The task: Faithfully return all lines, omitting every embedded picture.

Source data:
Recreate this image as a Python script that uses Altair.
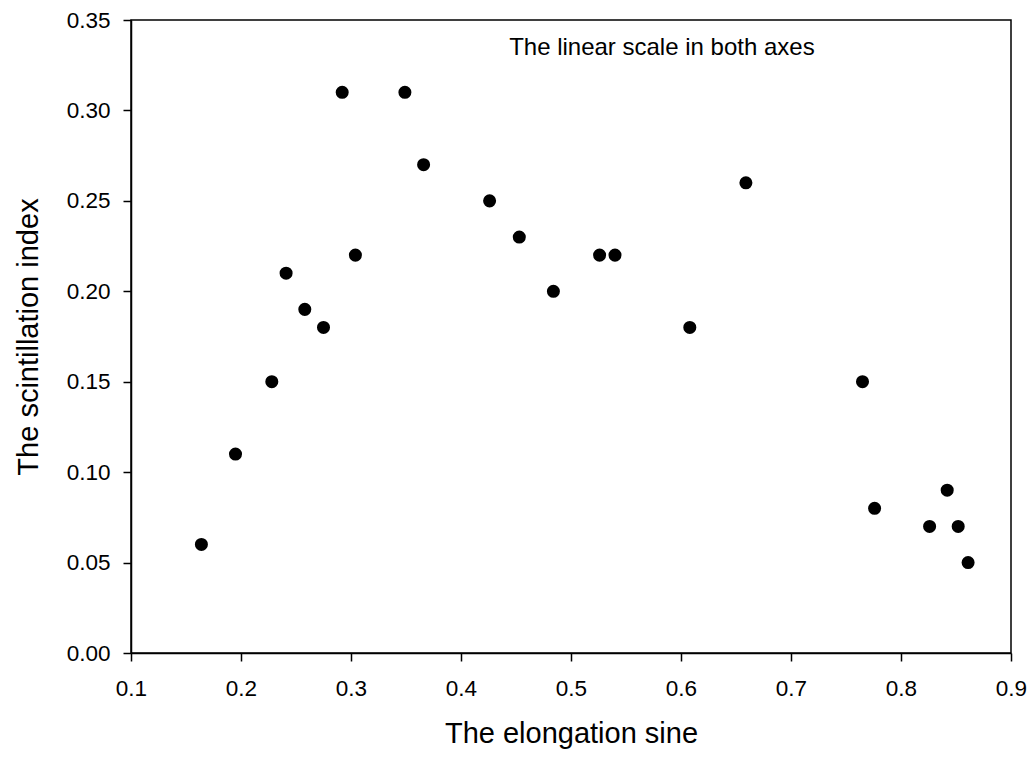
import altair as alt
import pandas as pd

# Elongation sine (x) and scintillation index (y)
elong_sine = [0.164, 0.195, 0.228, 0.241, 0.258, 0.275, 0.292, 0.304, 0.349, 0.366,
              0.426, 0.453, 0.484, 0.526, 0.540, 0.608, 0.659, 0.765, 0.776, 0.826,
              0.842, 0.852, 0.861]
scint_index = [0.06, 0.11, 0.15, 0.21, 0.19, 0.18, 0.31, 0.22, 0.31, 0.27,
               0.25, 0.23, 0.20, 0.22, 0.22, 0.18, 0.26, 0.15, 0.08, 0.07,
               0.09, 0.07, 0.05]

x_ticks = [0.1, 0.2, 0.3, 0.4, 0.5, 0.6, 0.7, 0.8, 0.9]
y_ticks = [0.00, 0.05, 0.10, 0.15, 0.20, 0.25, 0.30, 0.35]

note_text = ["The linear scale in both axes"]

df = pd.DataFrame({"sine": elong_sine, "index": scint_index})
note_df = pd.DataFrame({"label": note_text, "nx": [0.7215], "ny": [0.3345]})

FONT = "Liberation Sans"

x_scale = alt.Scale(domain=[0.1, 0.9], nice=False, zero=False)
y_scale = alt.Scale(domain=[0.0, 0.35], nice=False, zero=False)

points = alt.Chart(df).mark_circle(size=170, color="black", opacity=1).encode(
    x=alt.X("sine:Q", scale=x_scale,
            axis=alt.Axis(title="The elongation sine", values=x_ticks, format=".1f",
                          labelFlush=False, titleY=89, titleBaseline="alphabetic")),
    y=alt.Y("index:Q", scale=y_scale,
            axis=alt.Axis(title="The scintillation index", values=y_ticks, format=".2f",
                          labelFlush=False, titleX=-94, titleBaseline="alphabetic")),
)

note = alt.Chart(note_df).mark_text(
    align="right", baseline="middle", fontSize=24, font=FONT, color="black"
).encode(
    x=alt.X("nx:Q", scale=x_scale),
    y=alt.Y("ny:Q", scale=y_scale),
    text="label:N",
)

chart = alt.layer(points, note).properties(
    width=880,
    height=633,
    autosize=alt.AutoSizeParams(type="none"),
    padding={"left": 123, "top": 12, "right": 16, "bottom": 96},
    background="white",
).configure_view(
    stroke="black", strokeWidth=1.5
).configure_axis(
    grid=False,
    domainColor="black",
    domainWidth=1.5,
    tickColor="black",
    tickWidth=1.5,
    tickSize=8,
    labelFont=FONT,
    labelFontSize=22.5,
    labelColor="black",
    titleFont=FONT,
    titleFontSize=29,
    titleFontWeight="normal",
    titleColor="black",
).configure_axisY(
    labelPadding=13,
).configure_axisX(
    labelPadding=16,
)

chart.save("out.html", embed_options={"renderer": "svg", "actions": False})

Solved problem:
Recreate this image as a Python script that uses Altair.
import altair as alt
import pandas as pd

# Elongation sine (x) and scintillation index (y)
elong_sine = [0.164, 0.195, 0.228, 0.241, 0.258, 0.275, 0.292, 0.304, 0.349, 0.366,
              0.426, 0.453, 0.484, 0.526, 0.540, 0.608, 0.659, 0.765, 0.776, 0.826,
              0.842, 0.852, 0.861]
scint_index = [0.06, 0.11, 0.15, 0.21, 0.19, 0.18, 0.31, 0.22, 0.31, 0.27,
               0.25, 0.23, 0.20, 0.22, 0.22, 0.18, 0.26, 0.15, 0.08, 0.07,
               0.09, 0.07, 0.05]

x_ticks = [0.1, 0.2, 0.3, 0.4, 0.5, 0.6, 0.7, 0.8, 0.9]
y_ticks = [0.00, 0.05, 0.10, 0.15, 0.20, 0.25, 0.30, 0.35]

note_text = ["The linear scale in both axes"]

df = pd.DataFrame({"sine": elong_sine, "index": scint_index})
note_df = pd.DataFrame({"label": note_text, "nx": [0.7215], "ny": [0.3345]})

FONT = "Liberation Sans"

x_scale = alt.Scale(domain=[0.1, 0.9], nice=False, zero=False)
y_scale = alt.Scale(domain=[0.0, 0.35], nice=False, zero=False)

points = alt.Chart(df).mark_circle(size=170, color="black", opacity=1).encode(
    x=alt.X("sine:Q", scale=x_scale,
            axis=alt.Axis(title="The elongation sine", values=x_ticks, format=".1f",
                          labelFlush=False, titleY=89, titleBaseline="alphabetic")),
    y=alt.Y("index:Q", scale=y_scale,
            axis=alt.Axis(title="The scintillation index", values=y_ticks, format=".2f",
                          labelFlush=False, titleX=-94, titleBaseline="alphabetic")),
)

note = alt.Chart(note_df).mark_text(
    align="right", baseline="middle", fontSize=24, font=FONT, color="black"
).encode(
    x=alt.X("nx:Q", scale=x_scale),
    y=alt.Y("ny:Q", scale=y_scale),
    text="label:N",
)

chart = alt.layer(points, note).properties(
    width=880,
    height=633,
    autosize=alt.AutoSizeParams(type="none"),
    padding={"left": 123, "top": 12, "right": 16, "bottom": 96},
    background="white",
).configure_view(
    stroke="black", strokeWidth=1.5
).configure_axis(
    grid=False,
    domainColor="black",
    domainWidth=1.5,
    tickColor="black",
    tickWidth=1.5,
    tickSize=8,
    labelFont=FONT,
    labelFontSize=22.5,
    labelColor="black",
    titleFont=FONT,
    titleFontSize=29,
    titleFontWeight="normal",
    titleColor="black",
).configure_axisY(
    labelPadding=13,
).configure_axisX(
    labelPadding=16,
)

chart.save("out.html", embed_options={"renderer": "svg", "actions": False})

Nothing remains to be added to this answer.